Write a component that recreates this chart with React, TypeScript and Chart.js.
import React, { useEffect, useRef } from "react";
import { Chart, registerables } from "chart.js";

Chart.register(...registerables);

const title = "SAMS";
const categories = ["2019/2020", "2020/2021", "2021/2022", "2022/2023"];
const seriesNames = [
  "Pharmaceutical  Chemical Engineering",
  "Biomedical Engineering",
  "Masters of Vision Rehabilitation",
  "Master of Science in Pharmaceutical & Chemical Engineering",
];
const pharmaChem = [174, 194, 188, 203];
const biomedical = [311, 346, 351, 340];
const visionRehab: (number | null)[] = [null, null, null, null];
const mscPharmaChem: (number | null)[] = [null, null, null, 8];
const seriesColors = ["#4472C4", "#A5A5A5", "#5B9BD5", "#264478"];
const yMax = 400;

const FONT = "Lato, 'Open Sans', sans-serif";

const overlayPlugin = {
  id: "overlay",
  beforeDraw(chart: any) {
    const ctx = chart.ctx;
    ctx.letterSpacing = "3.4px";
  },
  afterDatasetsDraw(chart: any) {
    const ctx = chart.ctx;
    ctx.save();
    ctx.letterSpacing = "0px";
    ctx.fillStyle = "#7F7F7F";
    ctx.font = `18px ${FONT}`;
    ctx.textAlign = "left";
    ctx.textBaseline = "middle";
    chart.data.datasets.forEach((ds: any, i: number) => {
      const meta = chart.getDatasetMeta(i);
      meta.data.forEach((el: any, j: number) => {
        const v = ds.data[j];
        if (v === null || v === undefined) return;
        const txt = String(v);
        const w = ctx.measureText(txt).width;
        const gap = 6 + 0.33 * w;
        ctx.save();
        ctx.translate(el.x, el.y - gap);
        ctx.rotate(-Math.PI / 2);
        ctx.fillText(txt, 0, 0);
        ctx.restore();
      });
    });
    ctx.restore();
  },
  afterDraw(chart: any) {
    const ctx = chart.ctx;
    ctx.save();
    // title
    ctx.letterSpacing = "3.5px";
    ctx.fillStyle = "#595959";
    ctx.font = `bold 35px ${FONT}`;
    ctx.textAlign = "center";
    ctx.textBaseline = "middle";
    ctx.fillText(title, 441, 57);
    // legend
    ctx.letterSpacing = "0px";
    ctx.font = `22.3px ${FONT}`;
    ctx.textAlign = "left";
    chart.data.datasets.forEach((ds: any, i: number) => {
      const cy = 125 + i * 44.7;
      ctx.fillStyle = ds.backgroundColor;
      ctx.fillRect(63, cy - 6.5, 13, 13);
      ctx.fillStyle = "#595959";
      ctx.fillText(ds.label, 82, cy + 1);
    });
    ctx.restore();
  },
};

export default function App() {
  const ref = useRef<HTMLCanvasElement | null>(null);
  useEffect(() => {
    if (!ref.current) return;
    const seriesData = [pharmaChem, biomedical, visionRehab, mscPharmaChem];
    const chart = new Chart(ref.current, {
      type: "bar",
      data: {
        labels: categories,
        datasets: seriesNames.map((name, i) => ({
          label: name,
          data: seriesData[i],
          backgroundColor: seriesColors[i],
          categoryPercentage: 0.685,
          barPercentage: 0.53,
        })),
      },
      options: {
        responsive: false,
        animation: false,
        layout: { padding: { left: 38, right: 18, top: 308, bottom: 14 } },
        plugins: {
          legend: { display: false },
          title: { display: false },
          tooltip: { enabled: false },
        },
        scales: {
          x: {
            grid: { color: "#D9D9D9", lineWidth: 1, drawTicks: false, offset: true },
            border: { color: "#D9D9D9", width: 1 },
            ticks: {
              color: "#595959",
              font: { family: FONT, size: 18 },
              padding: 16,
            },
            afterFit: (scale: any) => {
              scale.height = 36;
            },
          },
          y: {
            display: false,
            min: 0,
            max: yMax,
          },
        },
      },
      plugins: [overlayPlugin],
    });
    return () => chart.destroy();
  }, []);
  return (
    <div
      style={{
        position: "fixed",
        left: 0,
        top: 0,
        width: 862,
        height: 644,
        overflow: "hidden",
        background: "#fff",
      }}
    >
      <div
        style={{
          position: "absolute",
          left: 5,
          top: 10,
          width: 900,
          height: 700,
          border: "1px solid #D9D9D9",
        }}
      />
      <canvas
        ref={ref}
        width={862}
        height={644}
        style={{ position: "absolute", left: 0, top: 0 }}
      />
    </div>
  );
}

= WORK TO DO =
Output the full listing exactly as it stands.

= FINAL ANSWER =
Write a component that recreates this chart with React, TypeScript and Chart.js.
import React, { useEffect, useRef } from "react";
import { Chart, registerables } from "chart.js";

Chart.register(...registerables);

const title = "SAMS";
const categories = ["2019/2020", "2020/2021", "2021/2022", "2022/2023"];
const seriesNames = [
  "Pharmaceutical  Chemical Engineering",
  "Biomedical Engineering",
  "Masters of Vision Rehabilitation",
  "Master of Science in Pharmaceutical & Chemical Engineering",
];
const pharmaChem = [174, 194, 188, 203];
const biomedical = [311, 346, 351, 340];
const visionRehab: (number | null)[] = [null, null, null, null];
const mscPharmaChem: (number | null)[] = [null, null, null, 8];
const seriesColors = ["#4472C4", "#A5A5A5", "#5B9BD5", "#264478"];
const yMax = 400;

const FONT = "Lato, 'Open Sans', sans-serif";

const overlayPlugin = {
  id: "overlay",
  beforeDraw(chart: any) {
    const ctx = chart.ctx;
    ctx.letterSpacing = "3.4px";
  },
  afterDatasetsDraw(chart: any) {
    const ctx = chart.ctx;
    ctx.save();
    ctx.letterSpacing = "0px";
    ctx.fillStyle = "#7F7F7F";
    ctx.font = `18px ${FONT}`;
    ctx.textAlign = "left";
    ctx.textBaseline = "middle";
    chart.data.datasets.forEach((ds: any, i: number) => {
      const meta = chart.getDatasetMeta(i);
      meta.data.forEach((el: any, j: number) => {
        const v = ds.data[j];
        if (v === null || v === undefined) return;
        const txt = String(v);
        const w = ctx.measureText(txt).width;
        const gap = 6 + 0.33 * w;
        ctx.save();
        ctx.translate(el.x, el.y - gap);
        ctx.rotate(-Math.PI / 2);
        ctx.fillText(txt, 0, 0);
        ctx.restore();
      });
    });
    ctx.restore();
  },
  afterDraw(chart: any) {
    const ctx = chart.ctx;
    ctx.save();
    // title
    ctx.letterSpacing = "3.5px";
    ctx.fillStyle = "#595959";
    ctx.font = `bold 35px ${FONT}`;
    ctx.textAlign = "center";
    ctx.textBaseline = "middle";
    ctx.fillText(title, 441, 57);
    // legend
    ctx.letterSpacing = "0px";
    ctx.font = `22.3px ${FONT}`;
    ctx.textAlign = "left";
    chart.data.datasets.forEach((ds: any, i: number) => {
      const cy = 125 + i * 44.7;
      ctx.fillStyle = ds.backgroundColor;
      ctx.fillRect(63, cy - 6.5, 13, 13);
      ctx.fillStyle = "#595959";
      ctx.fillText(ds.label, 82, cy + 1);
    });
    ctx.restore();
  },
};

export default function App() {
  const ref = useRef<HTMLCanvasElement | null>(null);
  useEffect(() => {
    if (!ref.current) return;
    const seriesData = [pharmaChem, biomedical, visionRehab, mscPharmaChem];
    const chart = new Chart(ref.current, {
      type: "bar",
      data: {
        labels: categories,
        datasets: seriesNames.map((name, i) => ({
          label: name,
          data: seriesData[i],
          backgroundColor: seriesColors[i],
          categoryPercentage: 0.685,
          barPercentage: 0.53,
        })),
      },
      options: {
        responsive: false,
        animation: false,
        layout: { padding: { left: 38, right: 18, top: 308, bottom: 14 } },
        plugins: {
          legend: { display: false },
          title: { display: false },
          tooltip: { enabled: false },
        },
        scales: {
          x: {
            grid: { color: "#D9D9D9", lineWidth: 1, drawTicks: false, offset: true },
            border: { color: "#D9D9D9", width: 1 },
            ticks: {
              color: "#595959",
              font: { family: FONT, size: 18 },
              padding: 16,
            },
            afterFit: (scale: any) => {
              scale.height = 36;
            },
          },
          y: {
            display: false,
            min: 0,
            max: yMax,
          },
        },
      },
      plugins: [overlayPlugin],
    });
    return () => chart.destroy();
  }, []);
  return (
    <div
      style={{
        position: "fixed",
        left: 0,
        top: 0,
        width: 862,
        height: 644,
        overflow: "hidden",
        background: "#fff",
      }}
    >
      <div
        style={{
          position: "absolute",
          left: 5,
          top: 10,
          width: 900,
          height: 700,
          border: "1px solid #D9D9D9",
        }}
      />
      <canvas
        ref={ref}
        width={862}
        height={644}
        style={{ position: "absolute", left: 0, top: 0 }}
      />
    </div>
  );
}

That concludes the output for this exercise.